Apartments incorporate two-way communications and smart-home technology. Via smartphone or tablet, residents can operate lighting, blinds, cooling and heating, external doors and doorbell functions, as well as contacting support staff when needed. Residents are able to maximise their independence and privacy while still having access to 24-hour on-call support.

These projects aim to demonstrate that well-located, good-quality, accessible and adaptable housing, technology and support that foster independence result in increased quality of life and independence, and reduced lifetime care costs. You can read more about these projects in the Summer Foundation’s Design Insights report.

A new housing payments model

The National Disability Insurance Agency (NDIA) has released a Specialist Disability Accommodation Position Paper on Draft Pricing and Payments. This is the NDIA’s strategy to increase the long-term supply of housing for NDIS participants. It aims to foster the development of innovative housing solutions.

The policy outlined in this paper is designed to pay for the cost of housing for 28,000 NDIS participants with high support needs. The housing payment rates set by the NDIA cover the high costs of development and ongoing maintenance required by people with disability.

After decades of underinvestment, governments have made the funding available to replicate and scale a range of innovative housing and support options, such as the Summer Foundation apartments.

After decades of neglect, government funding and new financing models are leading to innovative housing options like these Melbourne apartments. Fred Kroh/Summer Foundation, Author provided

Managing vacancy risk

One of the biggest challenges for the NDIA is balancing the critical need to give people with disability choice and control while giving investors as much certainty as possible. Without large-scale investment to dramatically increase the supply of accessible and affordable housing, NDIS participants will continue to have limited housing options and no choice because there will be no where to move to.

The NDIA’s proposed approach of attaching funding to participants so they can take it with them to any house makes sense in terms of maximising choice, control and outcomes.

However, withholding payments from housing providers if they can’t find a tenant (“vacancy risk”) creates uncertainty in the flow of income. This may affect housing providers’ ability to attract large-scale investment. Rather than the NDIA bearing the vacancy risk on new housing, the agency has adjusted the rate of return to reflect this risk.

The NDIA’s proposed housing model would give people with disability the basic tenancy rights that the rest of us take for granted. Fred Kroh/Summer Foundation, Author provided

Given the unmet demand, housing providers bearing the vacancy risk is unlikely to be a barrier to financiers investing in new housing stock in major cities. This may not be the case in regional cities and towns due to higher uncertainty about occupancy. The NDIS may need a different approach to meeting the housing needs of NDIS participants outside major cities.
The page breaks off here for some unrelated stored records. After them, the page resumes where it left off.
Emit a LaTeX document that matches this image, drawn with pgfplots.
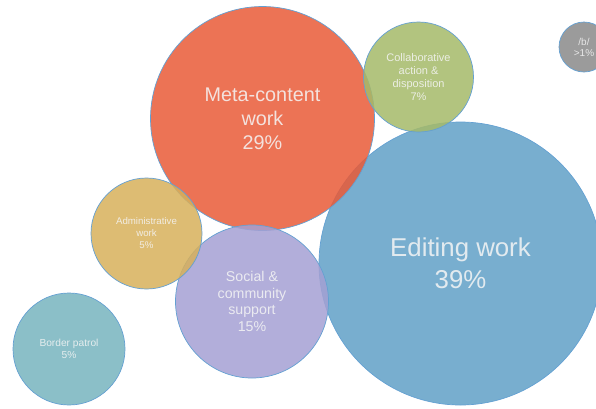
\documentclass[border=0pt]{standalone}
\usepackage{pgfplots}
\pgfplotsset{compat=1.18}
\usepackage{fontspec}
\setmainfont{Liberation Sans}

% fill colours (drawn at 85% opacity)
\definecolor{editC}{RGB}{96,160,199}
\definecolor{metaC}{RGB}{233,90,55}
\definecolor{collabC}{RGB}{165,186,105}
\definecolor{socialC}{RGB}{164,160,211}
\definecolor{adminC}{RGB}{215,176,91}
\definecolor{borderC}{RGB}{119,180,190}
\definecolor{bC}{RGB}{137,137,137}
\definecolor{edgeC}{RGB}{100,160,210}

% one bubble: radius (data units = pt), fill, label, font size/baselineskip
\pgfplotsset{
  bubble/.style n args={5}{
    only marks, mark=*, mark size=#1pt,
    mark options={fill=#2, draw=edgeC, line width=0.7pt, fill opacity=0.85},
    nodes near coords={#3},
    every node near coord/.append style={anchor=center, align=center,
      text=white!96!black, inner sep=0pt, font=\fontsize{#4}{#5}\selectfont},
  },
}

\begin{document}
\begin{tikzpicture}
\begin{axis}[
    width=596pt, height=408pt, scale only axis,
    xmin=0, xmax=596, ymin=0, ymax=408,
    y dir=reverse,
    hide axis,
    clip marker paths=true,
]
\addplot[bubble={141.5}{editC}{Editing work\\39\%}{25.8}{31.5}]
  coordinates {(460.5,263.5)};
\addplot[bubble={112}{metaC}{Meta-content\\work\\29\%}{19.8}{24}]
  coordinates {(262.5,118.5)};
\addplot[bubble={55}{collabC}{Collaborative\\action \&\\disposition\\7\%}{11}{12.8}]
  coordinates {(418.5,77)};
\addplot[bubble={76.5}{socialC}{Social \&\\community\\support\\15\%}{14.2}{16.4}]
  coordinates {(252,301.5)};
\addplot[bubble={55.5}{adminC}{Administrative\\work\\5\%}{9.7}{12}]
  coordinates {(146.5,233.5)};
\addplot[bubble={56}{borderC}{Border patrol\\5\%}{10.2}{12}]
  coordinates {(69,349)};
\addplot[bubble={25}{bC}{/b/\\>1\%}{10}{11}]
  coordinates {(584,47)};
\end{axis}
\pgfresetboundingbox
\path[use as bounding box] (current axis.south west) rectangle (current axis.north east);
\end{tikzpicture}
\end{document}
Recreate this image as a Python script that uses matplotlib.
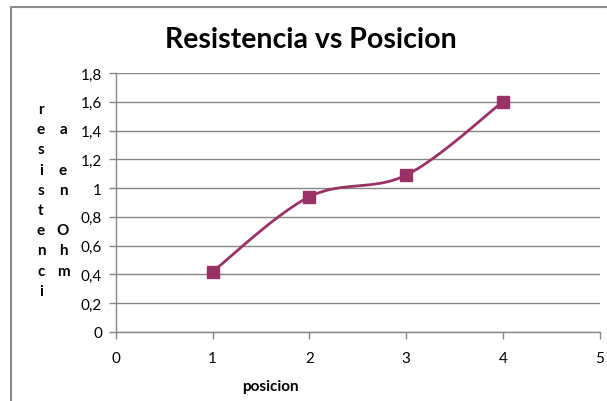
import numpy as np
import matplotlib.pyplot as plt
from matplotlib.patches import Rectangle

# data
posicion = [1, 2, 3, 4]
resistencia = [0.42, 0.94, 1.09, 1.60]
yticks = [0, 0.2, 0.4, 0.6, 0.8, 1, 1.2, 1.4, 1.6, 1.8]
ytick_labels = ['0', '0,2', '0,4', '0,6', '0,8', '1', '1,2', '1,4', '1,6', '1,8']
xticks = [0, 1, 2, 3, 4, 5]

line_color = '#993366'
grid_color = '#868686'


def smooth(xs, ys, n=30):
    # catmull-rom through the points, like the excel "smoothed line" option
    px = np.r_[xs[0], xs, xs[-1]]
    py = np.r_[ys[0], ys, ys[-1]]
    t = np.linspace(0, 1, n)
    outx, outy = [], []
    for i in range(1, len(px) - 2):
        for p, out in ((px, outx), (py, outy)):
            p0, p1, p2, p3 = p[i - 1], p[i], p[i + 1], p[i + 2]
            out.extend(0.5 * ((2 * p1) + (-p0 + p2) * t
                              + (2 * p0 - 5 * p1 + 4 * p2 - p3) * t ** 2
                              + (-p0 + 3 * p1 - 3 * p2 + p3) * t ** 3))
    return np.array(outx), np.array(outy)


plt.rcParams['font.family'] = ['Lato', 'DejaVu Sans']

fig = plt.figure(figsize=(6.07, 4.02), dpi=100)

# outer chart frame (only left and top edges show)
fig.patches.append(Rectangle((11 / 607, -0.1), 1.2, 1 - 8 / 402 + 0.1,
                             transform=fig.transFigure, fill=False,
                             edgecolor='#8a8a8a', linewidth=1.5))

ax = fig.add_axes([116 / 607, 1 - 333 / 402, (599.5 - 116) / 607, (333 - 74) / 402])

sx, sy = smooth(np.array(posicion, float), np.array(resistencia, float))
ax.plot(sx, sy, color=line_color, linewidth=2, zorder=3)
ax.plot(posicion, resistencia, linestyle='none', marker='s', markersize=9,
        color=line_color, zorder=4)

ax.set_xlim(0, 5)
ax.set_ylim(0, 1.8)
ax.set_xticks(xticks)
ax.set_yticks(yticks)
ax.set_yticklabels(ytick_labels)
ax.tick_params(axis='both', colors=grid_color, labelcolor='black', labelsize=11,
               length=5, width=1)
ax.tick_params(axis='y', pad=5)
ax.tick_params(axis='x', pad=9)
ax.grid(axis='y', color=grid_color, linewidth=1)
ax.set_axisbelow(True)
for side in ['top', 'right']:
    ax.spines[side].set_visible(False)
for side in ['left', 'bottom']:
    ax.spines[side].set_color(grid_color)
    ax.spines[side].set_linewidth(1)

fig.text(311 / 607, 1 - 40 / 402, 'Resistencia vs Posicion', ha='center', va='center',
         fontsize=20.5, fontweight='bold')
fig.text(270 / 607, 1 - 387 / 402, 'posicion', ha='center', va='center',
         fontsize=11, fontweight='bold')

# stacked axis title letters, one per row
col1 = ['r', 'e', 's', 'i', 's', 't', 'e', 'n', 'c', 'i']
col2 = ['', 'a', '', 'e', 'n', '', 'O', 'h', 'm', '']
for row, (a, b) in enumerate(zip(col1, col2)):
    y = 1 - (110 + row * 20.2) / 402
    fig.text(41 / 607, y, a, ha='center', va='center', fontsize=11, fontweight='bold')
    fig.text(63 / 607, y, b, ha='center', va='center', fontsize=11, fontweight='bold')

fig.savefig('out.png', dpi=100)
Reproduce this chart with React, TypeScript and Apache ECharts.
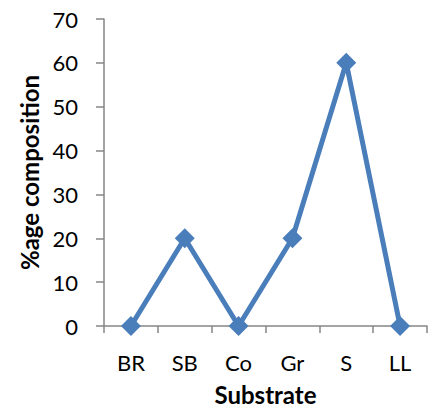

Under the NDIA’s proposal, people with disability will have the basic tenancy rights that the rest of us take for granted.

In the current system, a disability support provider typically owns a group home and provides the support. The NDIA is separating tenancy (bricks and mortar) from support, which means that people with disability will not have to move house if they want to change their disability support provider. This is very good news for people with disability.

Promoting social investment

The NDIA hopes to facilitate the development of new housing for more than 12,000 people with disability in the next ten years. However, the housing payments are only for NDIS participants with the most significant levels of disability. That will still leave an estimated 35,000-55,000 NDIS participants with unmet housing needs.

Getting the NDIS housing payment and policy right will provide a unique opportunity to trial some innovative, transformative financing models that could be used to fund social housing for other disadvantaged people, including a broader group of people with disability.

Interest in social investment is growing in Australia, and the Summer Foundation is exploring models for social finance. However, there is a limited pipeline of projects and enterprises that are “investment-ready” and inherently scalable to make use of this capital. The federal government is providing leadership by developing an NDIS payments scheme that will enable new financial models to put this capital to good use.

For people with disability who have the highest need for support and accessibility, the NDIS housing payment will bridge the gap between what people with disability can reasonably afford and the cost of building highly accessible housing. This policy lays the foundation for developing the range and scale of housing needed to resolve the issue of young people in nursing homes in Australia.

The next step is for investors and the housing sector to come together and create the revolution in housing that young people in nursing homes have been waiting for.